Ob antike Denker deshalb so selten im österreichischen Unterricht erscheinen, weil sie keine Katholiken waren oder ob österreichische Geschichte tatsächlich mit dem Ersten Weltkrieg beginnt und mit dem Zweiten endet, würde ich gerne von den Verantwortlichen erfahren. Warum kennt jeder das Lieblingsnaschzeug von „Sissi“ und ihren Erstenweltkriegskaiser, warum wird Sekt nach einem frühen, fürstlichen „Big Brother“ namens Metternich benannt, dessen System vorbildlich für alle Diktaturen wurde, während keine Sau weiß, wer Dr. Karl Renner war, dessen Ring nicht zufällig am österreichischen Parlament vorbeiführt. Und da beklagt man sich über weniger als 25% islamischer Religionslehrer, die ihre Demokratieskepsis zugeben und die in den Medien teilweise auf ein verfassungsfeindliches Drittel aufgeblasen werden. Da merkt man, dass nicht nur Kinder von MigrantInnen schulischen Förderbedarf bräuchten: Den Großteil der Politiker und Medienmacher müsste man in Nachhilfeunterricht schicken – da könnten sie nicht nur lernen, wie man (weniger) als 25% in Brüche umrechnet, sonder auch die Grundlagen des Rechtstaates erörtern. Verfassungsfeindlich sind nicht die islamischen Religionslehrer, die ihre Meinung zu Demokratie und Islam äußern; verfassungsfeindlich sind Landeshauptleute die ihre eingeschränkte Meinung vom Rechtstaat zur politischen Realität werden lassen.

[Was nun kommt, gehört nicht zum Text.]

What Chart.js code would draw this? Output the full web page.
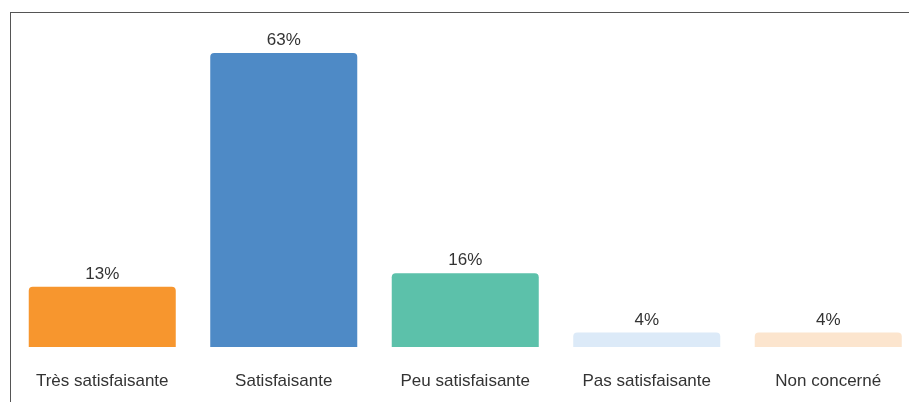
<!DOCTYPE html>
<html>
<head>
<meta charset="utf-8">
<script src="https://cdn.jsdelivr.net/npm/chart.js@4"></script>
<style>
  html, body { margin: 0; padding: 0; overflow: hidden; background: #fff; }
  #frame { position: absolute; left: 10px; top: 12px; width: 920px; height: 400px;
           border-top: 1.5px solid #555; border-left: 1.5px solid #555; }
  #wrap { position: absolute; left: 0; top: 0; width: 920px; height: 402px; }
</style>
</head>
<body>
<div id="frame"></div>
<div id="wrap"><canvas id="chart"></canvas></div>
<script>
const categories = ["Très satisfaisante", "Satisfaisante", "Peu satisfaisante", "Pas satisfaisante", "Non concerné"];
const values = [12.9, 63, 15.8, 3.1, 3.1];
const valueLabels = ["13%", "63%", "16%", "4%", "4%"];
const colors = ["#F7962E", "#4E8AC6", "#5CC1AA", "#DCEAF8", "#FCE5CE"];

const FONT = "'Liberation Sans', Arial, sans-serif";

// draws the percentage above each bar
const topLabels = {
  id: "topLabels",
  afterDatasetsDraw(chart) {
    const ctx = chart.ctx;
    const meta = chart.getDatasetMeta(0);
    ctx.save();
    ctx.font = "17px " + FONT;
    ctx.fillStyle = "#333";
    ctx.textAlign = "center";
    ctx.textBaseline = "alphabetic";
    meta.data.forEach((bar, i) => {
      ctx.fillText(valueLabels[i], bar.x, bar.y - 8);
    });
    ctx.restore();
  }
};

new Chart(document.getElementById("chart"), {
  type: "bar",
  data: {
    labels: categories,
    datasets: [{
      data: values,
      backgroundColor: colors,
      borderRadius: 4,
      barPercentage: 0.9,
      categoryPercentage: 0.9
    }]
  },
  options: {
    responsive: true,
    maintainAspectRatio: false,
    animation: false,
    layout: { padding: { left: 11.5, right: 1, top: 20.3, bottom: -13.4 } },
    plugins: { legend: { display: false }, tooltip: { enabled: false } },
    scales: {
      x: {
        grid: { display: false, drawTicks: false },
        border: { display: false },
        ticks: { color: "#333", font: { family: FONT, size: 17 }, padding: 24 }
      },
      y: {
        display: false,
        min: 0,
        max: 70
      }
    }
  },
  plugins: [topLabels]
});
</script>
</body>
</html>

Während dies also in Österreich Kopfschmerzen bereitet, richtet sich der Jugendheld Chavez, in Venezuela Schritt für Schritt seine links-romantisierte Diktatur ein. Nach dem wievielten Anlauf hatte er sein Referendum zur uneingeschränkten Wiederwählbarkeit seiner Person durchsetzen können? Konnte gar nicht mehr mitzählen.

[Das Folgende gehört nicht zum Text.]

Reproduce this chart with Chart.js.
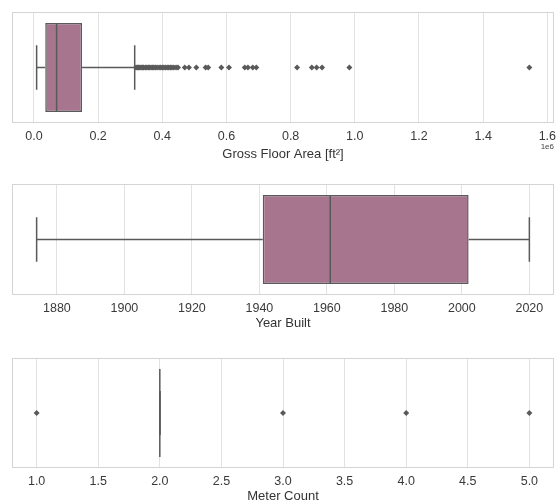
<!DOCTYPE html>
<html>
<head>
<meta charset="utf-8">
<script src="https://cdn.jsdelivr.net/npm/chart.js@4.4.1/dist/chart.umd.min.js"></script>
<style>
  html, body { margin: 0; padding: 0; background: #fff; width: 557px; height: 501px; overflow: hidden; }
  .panel { position: absolute; left: 0; width: 557px; }
</style>
</head>
<body>
<div class="panel" id="p1" style="top:0px;height:165px"><canvas id="c1"></canvas></div>
<div class="panel" id="p2" style="top:172px;height:165px"><canvas id="c2"></canvas></div>
<div class="panel" id="p3" style="top:345px;height:165px"><canvas id="c3"></canvas></div>
<script>
// box stats: [lower whisker, q1, median, q3, upper whisker]
var areaBox = [8400, 35200, 70600, 150000, 314000];
var areaOutliers = [318000, 322000, 326000, 330000, 334000, 338000, 342000, 347000, 352000, 356000,
  360000, 365000, 370000, 374000, 379000, 384000, 390000, 395000, 400000, 405000, 410000, 415000,
  420000, 425000, 430000, 436000, 443000, 449000, 470000, 483000, 506000, 535000, 543000, 584000,
  608000, 657000, 667000, 682000, 693000, 820000, 866000, 881000, 898000, 983000, 1544000];
var areaTicks = [0, 200000, 400000, 600000, 800000, 1000000, 1200000, 1400000, 1600000];

var yearBox = [1874, 1941, 1961, 2002, 2020];
var yearOutliers = [];
var yearTicks = [1880, 1900, 1920, 1940, 1960, 1980, 2000, 2020];

var meterBox = [2, 2, 2, 2, 2];
var meterOutliers = [1, 3, 4, 5];
var meterTicks = [1, 1.5, 2, 2.5, 3, 3.5, 4, 4.5, 5];

var boxFill = '#a8758f';
var lineGray = '#5a5a5a';
var font = "'Liberation Sans', Arial, sans-serif";

// frame around the plot area, like the seaborn whitegrid spines
var framePlugin = {
  id: 'frame',
  beforeDatasetsDraw: function(chart) {
    var a = chart.chartArea, ctx = chart.ctx;
    ctx.save();
    ctx.strokeStyle = '#d4d4d4';
    ctx.lineWidth = 1;
    ctx.strokeRect(Math.round(a.left) + 0.5, Math.round(a.top) + 0.5,
      Math.round(a.right - a.left) - 1, Math.round(a.bottom - a.top) - 1);
    ctx.restore();
  }
};

// matplotlib style offset text ("1e6") under the right end of the axis
var offsetPlugin = {
  id: 'offsetText',
  afterDraw: function(chart, args, opts) {
    if (!opts || !opts.text) return;
    var a = chart.chartArea, ctx = chart.ctx;
    ctx.save();
    ctx.font = '8px ' + font;
    ctx.fillStyle = '#444';
    ctx.textAlign = 'right';
    ctx.textBaseline = 'middle';
    ctx.fillText(opts.text, a.right, a.bottom + 24);
    ctx.restore();
  }
};

function makePanel(id, box, outliers, ticks, label, lay, offsetText) {
  var lo = box[0], hi = box[4];
  var all = outliers.concat([lo, hi]);
  var dmin = Math.min.apply(null, all), dmax = Math.max.apply(null, all);
  var pad = (dmax - dmin) * 0.05;

  var datasets = [
    { // median
      type: 'scatter', data: [{x: box[2], y: 0}], pointStyle: 'line', rotation: 90,
      pointRadius: function(c) { return c.chart.chartArea ? (c.chart.chartArea.bottom - c.chart.chartArea.top) * 0.4 : 40; },
      borderColor: lineGray, pointBorderColor: lineGray, pointBorderWidth: 1.5, order: 1
    },
    { // whisker caps
      type: 'scatter', data: [{x: lo, y: 0}, {x: hi, y: 0}], pointStyle: 'line', rotation: 90,
      pointRadius: function(c) { return c.chart.chartArea ? (c.chart.chartArea.bottom - c.chart.chartArea.top) * 0.2 : 20; },
      borderColor: lineGray, pointBorderColor: lineGray, pointBorderWidth: 1.5, order: 2
    },
    { // outliers
      type: 'scatter', data: outliers.map(function(v) { return {x: v, y: 0}; }),
      pointStyle: 'rectRot', pointRadius: 3, backgroundColor: lineGray,
      pointBackgroundColor: lineGray, pointBorderWidth: 0, order: 3
    },
    { // lower whisker
      type: 'line', data: [{x: lo, y: 0}, {x: box[1], y: 0}], borderColor: lineGray,
      borderWidth: 1.5, pointRadius: 0, fill: false, order: 4
    },
    { // upper whisker
      type: 'line', data: [{x: box[3], y: 0}, {x: hi, y: 0}], borderColor: lineGray,
      borderWidth: 1.5, pointRadius: 0, fill: false, order: 4
    },
    { // box
      type: 'bar', data: [[box[1], box[3]]], backgroundColor: boxFill, borderColor: lineGray,
      borderWidth: 1.5, borderSkipped: false, barPercentage: 0.8, categoryPercentage: 1, order: 5
    }
  ];

  return new Chart(document.getElementById(id), {
    type: 'bar',
    data: { labels: [''], datasets: datasets },
    plugins: [framePlugin, offsetPlugin],
    options: {
      indexAxis: 'y',
      responsive: true,
      maintainAspectRatio: false,
      animation: false,
      layout: { autoPadding: false, padding: { top: lay.top, left: 12, right: 3, bottom: 0 } },
      plugins: {
        legend: { display: false },
        tooltip: { enabled: false },
        offsetText: { text: offsetText || '' }
      },
      scales: {
        y: { type: 'category', display: false, offset: true },
        x: {
          type: 'linear',
          min: dmin - pad,
          max: dmax + pad,
          afterBuildTicks: function(scale) {
            scale.ticks = ticks.map(function(v) { return {value: v}; });
          },
          afterFit: function(scale) {
            scale.height = lay.axis;
            scale.paddingLeft = 0;
            scale.paddingRight = 0;
          },
          grid: { color: '#e2e2e2', lineWidth: 1, drawTicks: false },
          border: { display: false },
          ticks: {
            padding: 6,
            color: '#3a3a3a',
            font: { family: font, size: 12.5 },
            maxRotation: 0,
            autoSkip: false,
            callback: lay.fmt
          },
          title: {
            display: true,
            text: label,
            color: '#333',
            font: { family: font, size: 13 },
            padding: { top: 0, bottom: lay.titlePad }
          }
        }
      }
    }
  });
}

makePanel('c1', areaBox, areaOutliers, areaTicks, 'Gross Floor Area [ft\u00b2]',
  { top: 12, axis: 42, titlePad: 3, fmt: function(v) { return (v / 1e6).toFixed(1); } }, '1e6');
makePanel('c2', yearBox, yearOutliers, yearTicks, 'Year Built',
  { top: 12, axis: 42, titlePad: 6, fmt: function(v) { return String(v); } });
makePanel('c3', meterBox, meterOutliers, meterTicks, 'Meter Count',
  { top: 13, axis: 42, titlePad: 6, fmt: function(v) { return v.toFixed(1); } });
</script>
</body>
</html>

Warum der Ruf nach Veränderung immer in extremistischen Chaos enden muss? In den USA hat der Wandel bisher ganz gut geklappt. Vielleicht weil sich Obama an die Spielregeln seiner Staats-Gemeinschaft hält. Offiziell sei auch Österreich eine Republik, habe ich gehört. Das würde ich gerne wieder einmal wahrnehmen können.